I was really looking forward to seeing Yale Repertory Theatre’s production of Compulsion, starring Broadway legend Mandy Patinkin. Unfortunately, while Compulsion is a complex and thought-provoking drama, it was an overall disappointment. Staged with a combination of actors and marionettes, the brief forays into surrealism detracted from the story that was being told. I left the theater puzzled, with the overall impression that it was just a little too weird for my taste.
The play was inspired by the lives of Anne Frank and Meyer Levin, the man who helped to make her diary a bestseller and who became obsessed with becoming the writer to create the stage play of her work. It speaks to the very nature of how individuals and societies view their heroes, or in this case, heroines, and also to the complex processes involved in writing, the publishing business and playwriting. Ultimately, it questions what is the measure of a man’s success, as we witness a career that was derailed by paranoia, an overwhelming sense of religious persecution, bad business sense, and the inability to let go.
Mandy Patinkin in Compulsion (© Joan Marcus)
In this play, Meyer Levin is represented by one of his characters, Sid Silver (Mandy Patinkin). Sid was a novelist and war correspondent who covered the liberation of the concentration camps in Eastern Europe. As an outsider, Sid was convinced that he could not convey the magnitude of the horrors inflicted in the concentration camps, but hoped that a ‘teller’ – someone who lived and wrote from inside the camp, would. That person was Anne Frank.

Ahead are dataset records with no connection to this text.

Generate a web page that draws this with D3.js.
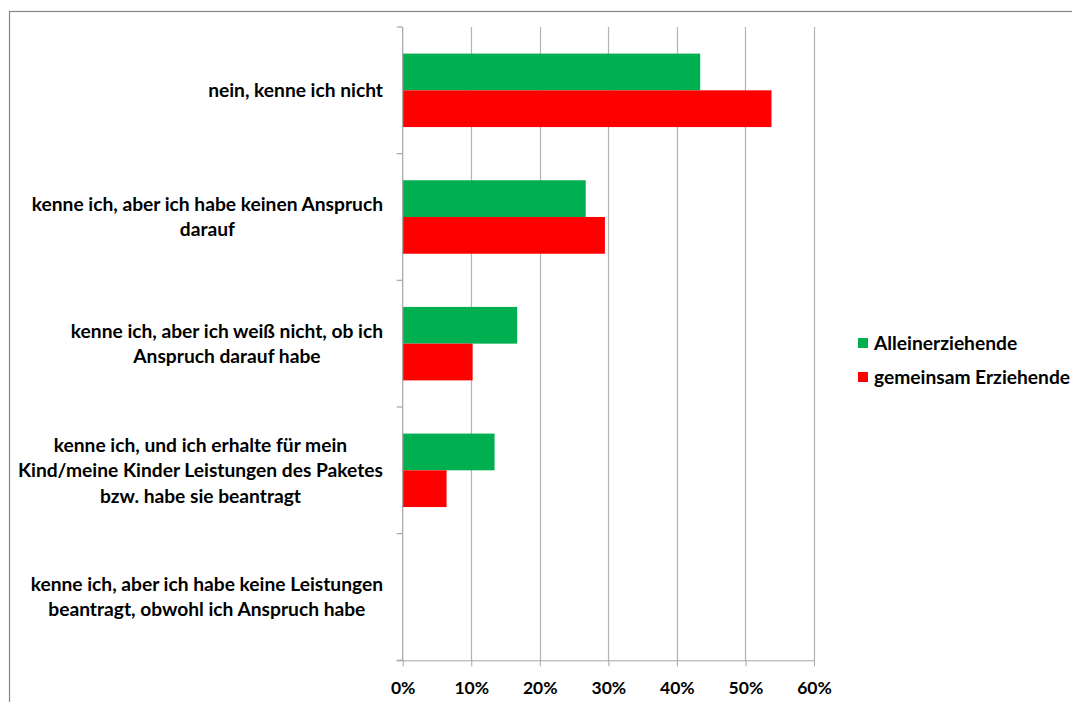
<!DOCTYPE html>
<html><head><meta charset="utf-8">
<script src="https://cdn.jsdelivr.net/npm/d3@7"></script>
<style>body{margin:0;background:#fff;} svg{display:block;}</style>
</head><body>
<script>
const categories = [
  ["nein, kenne ich nicht"],
  ["kenne ich, aber ich habe keinen Anspruch", "darauf"],
  ["kenne ich, aber ich weiß nicht, ob ich", "Anspruch darauf habe"],
  ["kenne ich, und ich erhalte für mein", "Kind/meine Kinder Leistungen des Paketes", "bzw. habe sie beantragt"],
  ["kenne ich, aber ich habe keine Leistungen", "beantragt, obwohl ich Anspruch habe"]
];
const seriesNames = ["Alleinerziehende", "gemeinsam Erziehende"];
const alleinerziehende = [43.4, 26.7, 16.7, 13.4, 0];
const gemeinsam = [53.8, 29.5, 10.2, 6.4, 0];
const xTicks = [0, 10, 20, 30, 40, 50, 60];
const colors = ["#00B050", "#FF0000"];

(function () {
const W = 1072, H = 702;
const svg = d3.select("body").append("svg").attr("width", W).attr("height", H);
const font = "Lato, 'Open Sans', sans-serif";

// outer chart border
svg.append("rect").attr("x", 9.5).attr("y", 11.5).attr("width", 1200).attr("height", 900)
  .attr("fill", "none").attr("stroke", "#868686").attr("stroke-width", 1.2);

const pL = 402.7, pR = 814, pT = 27, pB = 660.3;
const x = d3.scaleLinear().domain([0, 60]).range([pL, pR]);
const idx = d3.range(categories.length);
const y = d3.scaleBand().domain(idx).range([pT, pB]).paddingInner(0.42).paddingOuter(0.21);
const ySub = d3.scaleBand().domain([0, 1]).range([0, y.bandwidth()]);

// gridlines
svg.append("g").selectAll("line").data(xTicks.slice(1)).join("line")
  .attr("x1", d => Math.round(x(d)) + 0.5).attr("x2", d => Math.round(x(d)) + 0.5)
  .attr("y1", pT).attr("y2", pB)
  .attr("stroke", "#B3B3B3").attr("stroke-width", 1.2);

// bars
const data = [alleinerziehende, gemeinsam];
data.forEach((vals, s) => {
  svg.append("g").selectAll("rect").data(vals).join("rect")
    .attr("x", x(0))
    .attr("y", (d, i) => y(i) + ySub(s))
    .attr("width", d => x(d) - x(0))
    .attr("height", ySub.bandwidth())
    .attr("fill", colors[s]);
});

// x axis
const xAxis = d3.axisBottom(x).tickValues(xTicks).tickFormat(d => d + "%").tickSize(6).tickSizeOuter(0);
const gx = svg.append("g").attr("transform", `translate(0,${pB})`).call(xAxis);
gx.select(".domain").attr("stroke", "#A6A6A6").attr("d", `M${pL - 6},0.5H${pR}`);
gx.selectAll(".tick line").attr("stroke", "#A6A6A6");
gx.selectAll(".tick text").attr("font-family", font).attr("font-weight", "bold")
  .attr("font-size", 17.5).attr("fill", "#000").attr("dy", "0.71em").attr("y", 21);

// y axis: category boundary ticks
const boundaries = d3.range(categories.length + 1).map(i => pT + i * y.step());
svg.append("line").attr("x1", pL).attr("x2", pL).attr("y1", pT).attr("y2", pB)
  .attr("stroke", "#A6A6A6").attr("stroke-width", 1.2);
svg.append("g").selectAll("line").data(boundaries).join("line")
  .attr("x1", pL - 6).attr("x2", pL).attr("y1", d => d).attr("y2", d => d)
  .attr("stroke", "#A6A6A6").attr("stroke-width", 1.2);

// category labels
const labelRight = 383, lineH = 25.5;
categories.forEach((lines, i) => {
  const g = svg.append("g");
  const cy = y(i) + y.bandwidth() / 2;
  const texts = lines.map((t, k) => g.append("text").text(t)
    .attr("font-family", font).attr("font-weight", "bold").attr("font-size", 19.2)
    .attr("fill", "#000").attr("text-anchor", "middle")
    .attr("y", cy + (k - (lines.length - 1) / 2) * lineH).attr("dy", "0.35em"));
  const maxW = d3.max(texts, t => t.node().getComputedTextLength());
  texts.forEach(t => t.attr("x", labelRight - maxW / 2));
});

// legend
const legend = svg.append("g");
seriesNames.forEach((n, s) => {
  const ly = 343 + s * 34;
  legend.append("rect").attr("x", 858).attr("y", ly - 5).attr("width", 10).attr("height", 10).attr("fill", colors[s]);
  legend.append("text").text(n).attr("x", 874).attr("y", ly).attr("dy", "0.35em")
    .attr("font-family", font).attr("font-weight", "bold").attr("font-size", 19.2).attr("fill", "#000");
});
})();
</script>
</body></html>
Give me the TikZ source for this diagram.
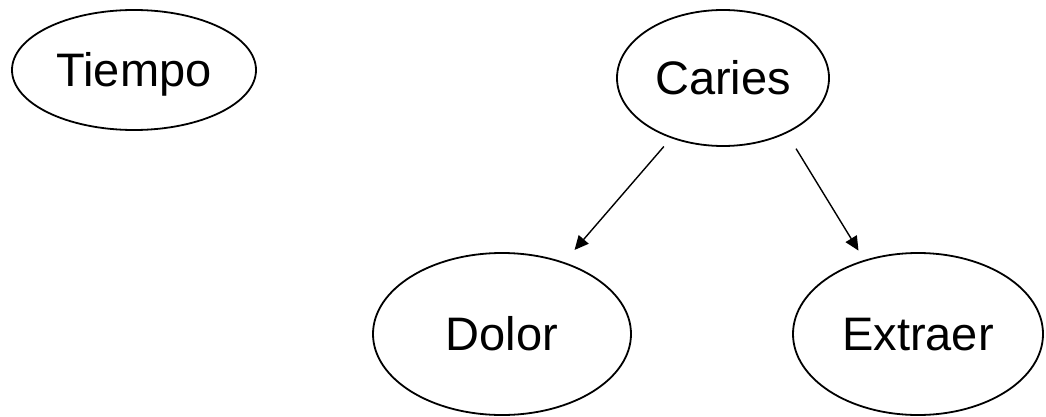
\documentclass[tikz,border=0pt]{standalone}
\usepackage{fontspec}
\setmainfont{Liberation Sans}
\usetikzlibrary{arrows.meta,shapes.geometric}
\begin{document}
\begin{tikzpicture}[x=1pt,y=-1pt,
  var/.style={draw, ellipse, line width=1.8pt, inner sep=0pt,
    font=\fontsize{47}{50}\selectfont, text height=33.7pt, text depth=0pt},
  arrow/.style={line width=1.4pt, -{Triangle[length=14pt,width=13pt]}}]
\useasboundingbox (0,0) rectangle (1046,417);
\node[var, minimum width=244pt, minimum height=120pt] (tiempo) at (134,70) {Tiempo};
\node[var, minimum width=212pt, minimum height=136pt] (caries) at (723,78) {Caries};
\node[var, minimum width=258pt, minimum height=162pt] (dolor) at (502,334) {Dolor};
\node[var, minimum width=250pt, minimum height=162pt] (extraer) at (918,334) {Extraer};
\draw[arrow, shorten <=11pt, shorten >=16pt] (caries) -- (dolor);
\draw[arrow, shorten <=18pt, shorten >=11pt] (caries.-41) -- (extraer.126);
\end{tikzpicture}
\end{document}
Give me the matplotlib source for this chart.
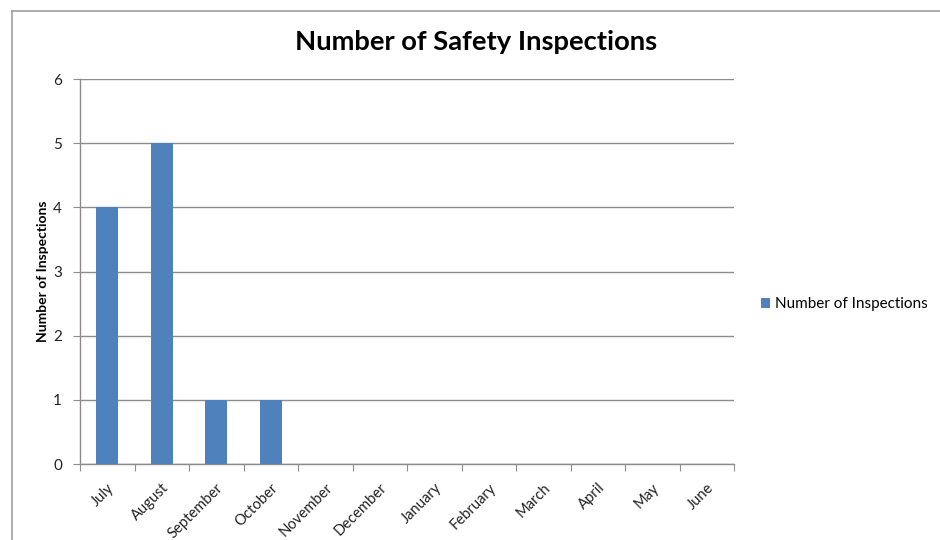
import matplotlib.pyplot as plt
from matplotlib.lines import Line2D
import numpy as np

# ---------------------------------------------------------------------------
# DATA
# ---------------------------------------------------------------------------
months = ["July", "August", "September", "October", "November", "December",
          "January", "February", "March", "April", "May", "June"]
inspections = [4, 5, 1, 1, 0, 0, 0, 0, 0, 0, 0, 0]
y_ticks = [0, 1, 2, 3, 4, 5, 6]

BAR_COLOR = "#4f81bd"
GRID_COLOR = "#8c8c8c"

plt.rcParams["font.family"] = ["Lato", "DejaVu Sans"]

fig = plt.figure(figsize=(9.4, 5.4), dpi=100)

# outer chart-area frame (only left and top edges fall inside the canvas)
fig.add_artist(Line2D([12 / 940, 12 / 940], [0, 1 - 11 / 540],
                      transform=fig.transFigure, color="#a0a0a0", lw=1.2))
fig.add_artist(Line2D([12 / 940, 1], [1 - 11 / 540, 1 - 11 / 540],
                      transform=fig.transFigure, color="#a0a0a0", lw=1.2))

ax = fig.add_axes([80 / 940, 1 - 464 / 540, 654 / 940, 385 / 540])

x = np.arange(len(months))
ax.bar(x, inspections, width=0.4, color=BAR_COLOR, zorder=3,
       label="Number of Inspections")

ax.set_xlim(-0.5, len(months) - 0.5)
ax.set_ylim(0, 6)
ax.set_yticks(y_ticks)
ax.set_yticklabels([str(t) for t in y_ticks], fontsize=11, color="#222222")

# category boundaries carry the tick marks, labels sit at the centres
ax.set_xticks(np.arange(len(months) + 1) - 0.5)
ax.set_xticklabels([])
ax.set_xticks(x, minor=True)
ax.set_xticklabels(months, minor=True, rotation=45, ha="right",
                   rotation_mode="anchor", fontsize=10.6, color="#222222")
ax.tick_params(axis="x", which="major", length=5, color=GRID_COLOR)
ax.tick_params(axis="x", which="minor", length=0, pad=12)
ax.tick_params(axis="y", length=5, color=GRID_COLOR, pad=8)

ax.grid(axis="y", color=GRID_COLOR, lw=1, zorder=0)
for side in ["top", "right"]:
    ax.spines[side].set_visible(False)
for side in ["left", "bottom"]:
    ax.spines[side].set_color(GRID_COLOR)
    ax.spines[side].set_linewidth(1)

ax.set_ylabel("Number of Inspections", fontsize=10, fontweight="bold")
ax.yaxis.set_label_coords(-31 / 654, 0.5)
fig.text(476 / 940, 1 - 42 / 540, "Number of Safety Inspections",
         ha="center", va="center", fontsize=19.7, fontweight="bold")

ax.legend(loc="center left", bbox_to_anchor=(1.02, 0.415), frameon=False,
          fontsize=11, handlelength=0.6, handleheight=0.6, handletextpad=0.3)

fig.savefig("out.png", dpi=100)
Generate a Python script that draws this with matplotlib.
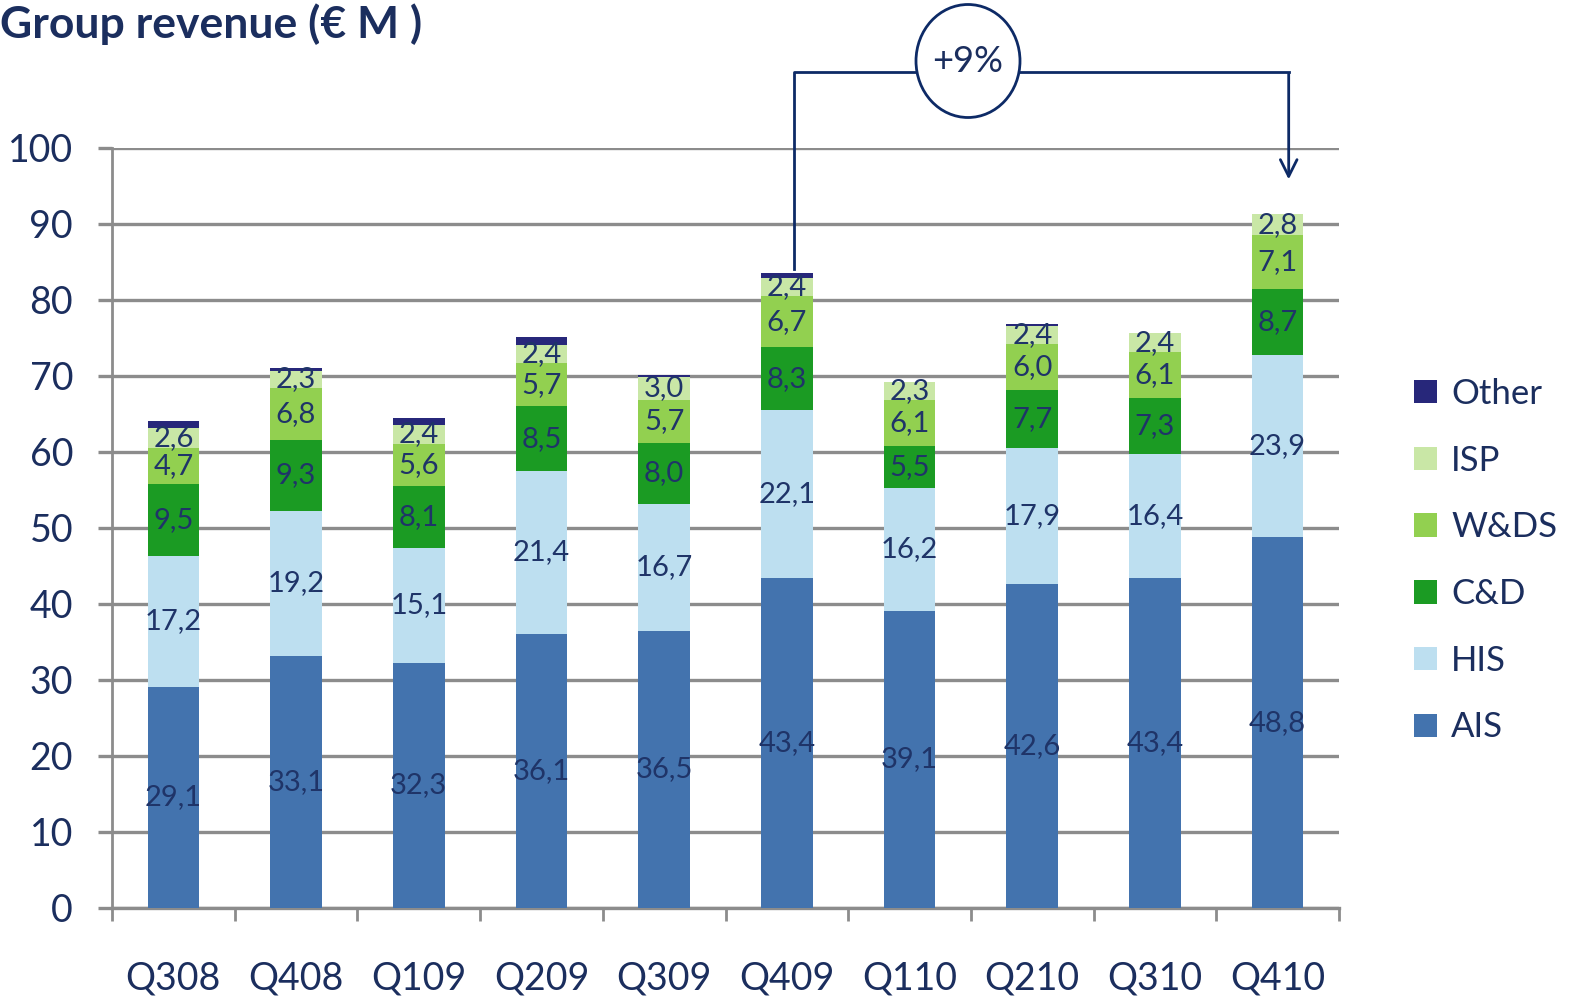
import matplotlib
matplotlib.use("Agg")
import matplotlib.pyplot as plt
from matplotlib.patches import Ellipse
import numpy as np

quarters = ["Q308", "Q408", "Q109", "Q209", "Q309", "Q409", "Q110", "Q210", "Q310", "Q410"]
ais = [29.1, 33.1, 32.3, 36.1, 36.5, 43.4, 39.1, 42.6, 43.4, 48.8]
his = [17.2, 19.2, 15.1, 21.4, 16.7, 22.1, 16.2, 17.9, 16.4, 23.9]
cd = [9.5, 9.3, 8.1, 8.5, 8.0, 8.3, 5.5, 7.7, 7.3, 8.7]
wds = [4.7, 6.8, 5.6, 5.7, 5.7, 6.7, 6.1, 6.0, 6.1, 7.1]
isp = [2.6, 2.3, 2.4, 2.4, 3.0, 2.4, 2.3, 2.4, 2.4, 2.8]
other = [1.0, 0.4, 1.0, 1.0, 0.2, 0.7, 0.0, 0.2, 0.0, 0.0]
series_names = ["AIS", "HIS", "C&D", "W&DS", "ISP", "Other"]
growth_label = "+9%"
yticks = [0, 10, 20, 30, 40, 50, 60, 70, 80, 90, 100]

colors = ["#4373AE", "#BDDFF0", "#1B9B23", "#92D050", "#C9E7A6", "#27277A"]
navy = "#1B2E5E"
font = "Lato"

fig = plt.figure(figsize=(15.8, 10.02), dpi=100)
ax = fig.add_axes([112/1580, 1-908/1002, (1339-112)/1580, (908-148)/1002])

x = np.arange(len(quarters))
data = [ais, his, cd, wds, isp, other]
bottom = np.zeros(len(quarters))
handles = []
for i, (vals, name, col) in enumerate(zip(data, series_names, colors)):
    v = np.array(vals)
    b = ax.bar(x, v, 0.42, bottom=bottom, color=col, label=name, zorder=3)
    handles.append(b)
    if name != "Other":
        for xi, vi, bi in zip(x, v, bottom):
            ax.text(xi, bi + vi/2, f"{vi:.1f}".replace(".", ","), ha="center", va="center",
                    fontsize=21, color="#1F3468", family=font, zorder=4)
    bottom = bottom + v

ax.set_xlim(-0.5, len(quarters) - 0.5)
ax.set_ylim(0, 100)
ax.set_yticks(yticks)
ax.yaxis.grid(True, color="#8C8C8C", linewidth=2.4, zorder=0)
ax.set_axisbelow(True)
for s in ["top", "right"]:
    ax.spines[s].set_visible(False)
ax.spines["left"].set_color("#8C8C8C")
ax.spines["left"].set_linewidth(2)
ax.spines["bottom"].set_color("#8C8C8C")
ax.spines["bottom"].set_linewidth(2.4)
ax.tick_params(axis="y", length=10, width=2.4, color="#8C8C8C", pad=18,
               labelsize=27, labelcolor=navy)
ax.set_xticks(x)
ax.set_xticklabels(quarters)
ax.set_xticks(np.arange(-0.5, len(quarters), 1.0), minor=True)
ax.tick_params(axis="x", which="major", length=0, pad=38, labelsize=27, labelcolor=navy)
ax.tick_params(axis="x", which="minor", length=9, width=2, color="#8C8C8C")
for lab in ax.get_xticklabels() + ax.get_yticklabels():
    lab.set_family(font)

# legend
leg = ax.legend(handles[::-1], series_names[::-1], loc="center left",
                bbox_to_anchor=(1.036, 0.457), frameon=False,
                handlelength=0.66, handleheight=0.66, handletextpad=0.4,
                labelspacing=1.0, prop={"family": font, "size": 25})
for t in leg.get_texts():
    t.set_color(navy)

fig.text(0.0, 1-24/1002, "Group revenue (€ M )", fontsize=32, fontweight="bold",
         color=navy, family=font, ha="left", va="center")

# growth annotation
top5 = bottom[5]
ax.plot([5.06, 5.06, 9.09], [top5 + 0.5, 110, 110], color="#0D2A66", lw=2, clip_on=False, zorder=5)
ax.annotate("", xy=(9.09, 95.5), xytext=(9.09, 110.1),
            arrowprops=dict(arrowstyle="->", color="#0D2A66", lw=2, mutation_scale=30),
            annotation_clip=False)
ell = Ellipse((968/1580, 1-61/1002), 104/1580, 113/1002, transform=fig.transFigure,
              facecolor="white", edgecolor="#0D2A66", lw=2, zorder=6)
fig.add_artist(ell)
fig.text(968/1580, 1-62/1002, growth_label, fontsize=26, color=navy, family=font,
         ha="center", va="center", zorder=7)

fig.savefig("out.png", dpi=100)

Sid’s wife, Tereska, introduced him to a French version of the diary in 1950. Sid was so moved, and impressed by Anne’s writing, that he contacted Otto Frank and was an integral part of bringing the diary to the attention of Doubleday, to be published as a novel. He was asked to write the New York Times review of Anne Frank: The Diary of a Young Girl, and that review helped to catapult the book to bestseller status. Sid also spoke to Otto about adapting the diary into a play, and with a verbal agreement, started working on the project.